When reading Robert Nozick’s Anarchy, State, and Utopia, I came across an interesting question in one of his footnotes.
Nozick says:
Do some theological views place God outside of time because an omniscient, omnipotent being couldn’t feel up his days? (44)
How would God fill up His days if He were inside of time? (Maybe God would just be inactive most of the time?) We fill up our days because there are many tasks which take time for us to complete. I cannot read a book in an instant. I cannot eat a meal in an instant. I fill up my day working on a variety of tasks. But, assuming that God is acting within time, then God only needs the smallest unit of time to complete any task. And, given that God is omnipotent and omniscient, He is never delayed with problem solving. God can (presumably) multitask to an infinite degree.
So God would struggle to fill up His days with activity and tasks. To be active throughout the day, God would have to complete His tasks in a leisurely manner. Or God would have to be idle throughout the day.

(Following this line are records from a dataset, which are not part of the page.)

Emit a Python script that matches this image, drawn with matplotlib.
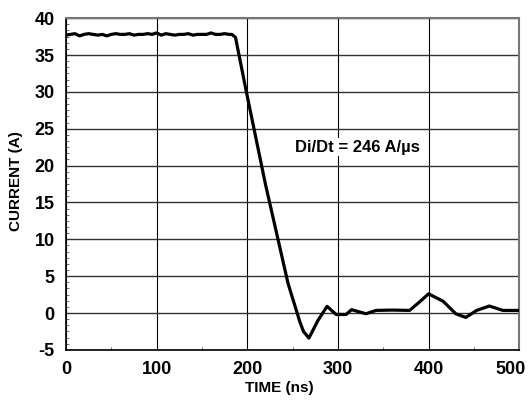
import numpy as np
import matplotlib.pyplot as plt
import matplotlib.transforms as mtransforms
from matplotlib.ticker import MultipleLocator

plt.rcParams['font.family'] = ['Liberation Sans', 'DejaVu Sans']
plt.rcParams['font.weight'] = 'bold'
plt.rcParams['axes.unicode_minus'] = False

# turn-off current waveform
t_ns = [0, 5, 10, 15, 20, 25, 30, 35, 40, 45, 50, 55, 60, 65, 70, 75, 80, 85, 90, 95,
        100, 105, 110, 115, 120, 125, 130, 135, 140, 145, 150, 155, 160, 165, 170, 175, 180, 183,
        187, 199, 220, 245, 258, 262, 268, 278, 288, 298, 309, 315, 331, 342, 360, 379,
        390, 400, 416, 430, 441, 453, 467, 482, 500]
i_amp = [37.7, 37.8, 37.9, 37.6, 37.8, 37.9, 37.8, 37.7, 37.8, 37.6, 37.8, 37.9, 37.8, 37.8, 37.9, 37.7, 37.8, 37.8, 37.9, 37.8,
         38.0, 37.7, 37.9, 37.8, 37.7, 37.8, 37.8, 37.9, 37.7, 37.8, 37.8, 37.8, 38.0, 37.8, 37.8, 37.9, 37.8, 37.8,
         37.4, 30.0, 17.5, 4.0, -1.2, -2.5, -3.4, -1.0, 0.9, -0.2, -0.2, 0.45, -0.1, 0.35, 0.4, 0.35,
         1.5, 2.6, 1.6, -0.1, -0.6, 0.35, 0.95, 0.35, 0.35]
x_ticks = [0, 100, 200, 300, 400, 500]

fig = plt.figure(figsize=(5.32, 4.04), dpi=100)
ax = fig.add_axes([0.124, 0.134, 0.852, 0.821])

ax.plot(t_ns, i_amp, color='black', linewidth=2.3, zorder=3)

ax.set_xlim(0, 500)
ax.set_ylim(-5, 40)
ax.set_xticks(x_ticks)
ax.yaxis.set_major_locator(MultipleLocator(5))
ax.xaxis.set_minor_locator(MultipleLocator(50))
ax.yaxis.set_minor_locator(MultipleLocator(5 / 6))

ax.grid(True, axis='x', color='black', linewidth=0.8)
ax.grid(True, axis='y', color='#333333', linewidth=1.0)
ax.tick_params(which='major', length=0, labelsize=13)
ax.tick_params(axis='x', which='major', pad=8)
ax.tick_params(axis='y', which='major', pad=8)
ax.tick_params(which='minor', direction='in', length=2.5, width=0.6, color='#555555')

for side in ['left', 'bottom']:
    ax.spines[side].set_color('black')
    ax.spines[side].set_linewidth(1.2)
for side in ['top', 'right']:
    ax.spines[side].set_color('#777777')
    ax.spines[side].set_linewidth(1.5)

ax.set_xlabel('TIME (ns)', fontsize=11, fontweight='bold')
ax.set_ylabel('CURRENT (A)', fontsize=11, fontweight='bold')
ax.xaxis.set_label_coords(0.47, -0.093)
ax.yaxis.set_label_coords(-0.095, 0.51)

# keep the last tick label inside the figure, as in the reference
fig.canvas.draw()
last = ax.xaxis.get_major_ticks()[-1].label1
last.set_transform(last.get_transform() + mtransforms.ScaledTranslation(-9 / 100, 0, fig.dpi_scale_trans))

ax.text(321, 22.5, 'Di/Dt = 246 A/\u00b5s', fontsize=12, fontweight='bold',
        ha='center', va='center', zorder=4,
        bbox=dict(facecolor='white', edgecolor='none', pad=1))

plt.savefig('out.png', dpi=100)
plt.close()
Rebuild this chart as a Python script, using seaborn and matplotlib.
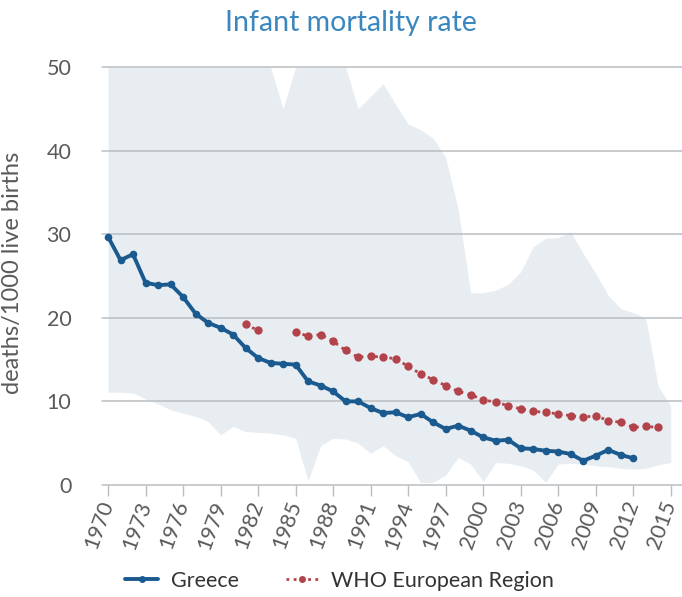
import numpy as np
import pandas as pd
import matplotlib
matplotlib.use("Agg")
import matplotlib.pyplot as plt
import seaborn as sns
from matplotlib.lines import Line2D

# ---------------- data ----------------
greece_years = list(range(1970, 2013))
greece_values = [29.7, 26.9, 27.6, 24.2, 23.9, 24.0, 22.5, 20.5, 19.4, 18.8,
                 18.0, 16.4, 15.2, 14.6, 14.5, 14.4, 12.4, 11.9, 11.2, 10.0,
                 10.0, 9.2, 8.6, 8.7, 8.1, 8.5, 7.5, 6.7, 7.1, 6.5,
                 5.7, 5.3, 5.4, 4.4, 4.3, 4.1, 4.0, 3.7, 2.9, 3.5,
                 4.2, 3.6, 3.2]

who_years = [1981, 1982] + list(range(1985, 2015))
who_values = [19.2, 18.5,
              18.3, 17.8, 18.0, 17.2, 16.1, 15.3, 15.4, 15.3, 15.1, 14.2,
              13.3, 12.6, 11.9, 11.2, 10.8, 10.2, 9.9, 9.5, 9.1, 8.8,
              8.7, 8.5, 8.3, 8.1, 8.3, 7.7, 7.5, 6.9, 7.0, 6.9]
who_segment = [1, 1] + [2] * 30

band_years = list(range(1970, 2016))
band_max = [50, 50, 50, 50, 50, 50, 50, 50, 50, 50,
            50, 50, 50, 50, 45, 50, 50, 50, 50, 50,
            45, 46.5, 48, 45.5, 43.2, 42.5, 41.5, 39.2, 33, 23,
            23, 23.3, 24, 25.5, 28.5, 29.5, 29.6, 30.3, 27.7, 25.3,
            22.7, 21.1, 20.6, 20, 11.8, 9.5]
band_min = [11.1, 11.1, 11.0, 10.3, 9.7, 9.0, 8.6, 8.2, 7.6, 6.0,
            7.0, 6.4, 6.3, 6.2, 6.0, 5.6, 0.5, 4.7, 5.6, 5.5,
            5.0, 3.8, 4.7, 3.5, 2.8, 0.3, 0.3, 1.2, 3.3, 2.5,
            0.4, 2.7, 2.6, 2.3, 1.8, 0.3, 2.5, 2.6, 2.5, 2.3,
            2.2, 2.0, 1.9, 2.0, 2.4, 2.7]

xtick_years = list(range(1970, 2016, 3))
ytick_values = [0, 10, 20, 30, 40, 50]

title = "Infant mortality rate"
ylabel = "deaths/1000 live births"
labels = ["Greece", "WHO European Region"]

# ---------------- style ----------------
sns.set_theme(style="white")
plt.rcParams["font.family"] = ["Lato", "DejaVu Sans"]

BLUE = "#1b5a8f"
RED = "#b3434a"
BAND = "#e8edf2"
GRID = "#b9bec2"
TXT = "#5a5a5a"

fig = plt.figure(figsize=(6.82, 5.97), dpi=100)
ax = fig.add_axes([102 / 682, 1 - 485 / 597, 580 / 682, (485 - 67) / 597])

ax.fill_between(band_years, band_min, band_max, color=BAND, lw=0, zorder=1)
for v in ytick_values:
    ax.axhline(v, color=GRID, lw=1.1, zorder=2, clip_on=False)

gr = pd.DataFrame({"year": greece_years, "value": greece_values})
wh = pd.DataFrame({"year": who_years, "value": who_values, "seg": who_segment})

sns.lineplot(data=gr, x="year", y="value", ax=ax, color=BLUE, lw=2.8,
             marker="o", markersize=5.5, markeredgewidth=0, zorder=4)
sns.lineplot(data=wh, x="year", y="value", units="seg", estimator=None, ax=ax,
             color=RED, lw=2.0, ls=(0, (1, 1.6)), marker="o", markersize=6,
             markeredgewidth=0, zorder=3)

ax.set_xlim(1969.52, 2015.9)
ax.set_ylim(0, 50)
ax.set_xticks(xtick_years)
ax.set_xticklabels([str(y) for y in xtick_years], rotation=70,
                   ha="right", va="center", rotation_mode="anchor")
ax.set_yticks(ytick_values)
ax.set_yticklabels([str(v) for v in ytick_values])
for s in ax.spines.values():
    s.set_visible(False)
ax.grid(False)
ax.tick_params(axis="x", length=8, width=1, color=GRID, labelsize=15.5,
               labelcolor=TXT, pad=4, direction="out", bottom=True)
ax.tick_params(axis="y", length=0, labelsize=15.5, labelcolor=TXT, pad=22)
ax.set_xlabel("")
ax.set_ylabel(ylabel, fontsize=17, color=TXT)
ax.yaxis.set_label_coords(-(102 - 23) / 580, (485 - 273) / 418)
if ax.get_legend() is not None:
    ax.get_legend().remove()

fig.text(351 / 682, 1 - 23 / 597, title, ha="center", va="center",
         fontsize=20.5, color="#3a87c0")

handles = [
    Line2D([0, 0.5, 1], [0, 0, 0], color=BLUE, lw=2.8, marker="o", markersize=5,
           markevery=[1], markeredgewidth=0),
    Line2D([0, 0.5, 1], [0, 0, 0], color=RED, lw=2.0, ls=(0, (1, 1.6)), marker="o",
           markersize=5, markevery=[1], markeredgewidth=0),
]
fig.legend(handles, labels, loc="center left", bbox_to_anchor=(106 / 682, 1 - 581 / 597),
           ncol=2, frameon=False, fontsize=15.5, labelcolor="#333333",
           handlelength=1.5, handletextpad=0.6, columnspacing=2.2)

fig.savefig("out.png", dpi=100)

If God could not act without time existing, then that means that God needs time to exist in order to do anything. But if God needs time to exist prior to His doing an action, then God could never create time. Why? Because He would need time to create time, since the creation of time would itself be an action that would require time to exist. So time would have to exist beforehand, if God required time to act within time.
So, if God has to be within time to act, then two things seem to follow:
- God didn’t create time.
- If God acts, then He completes actions in a leisurely manner so as to fill up His day, or He is idle for most of the day.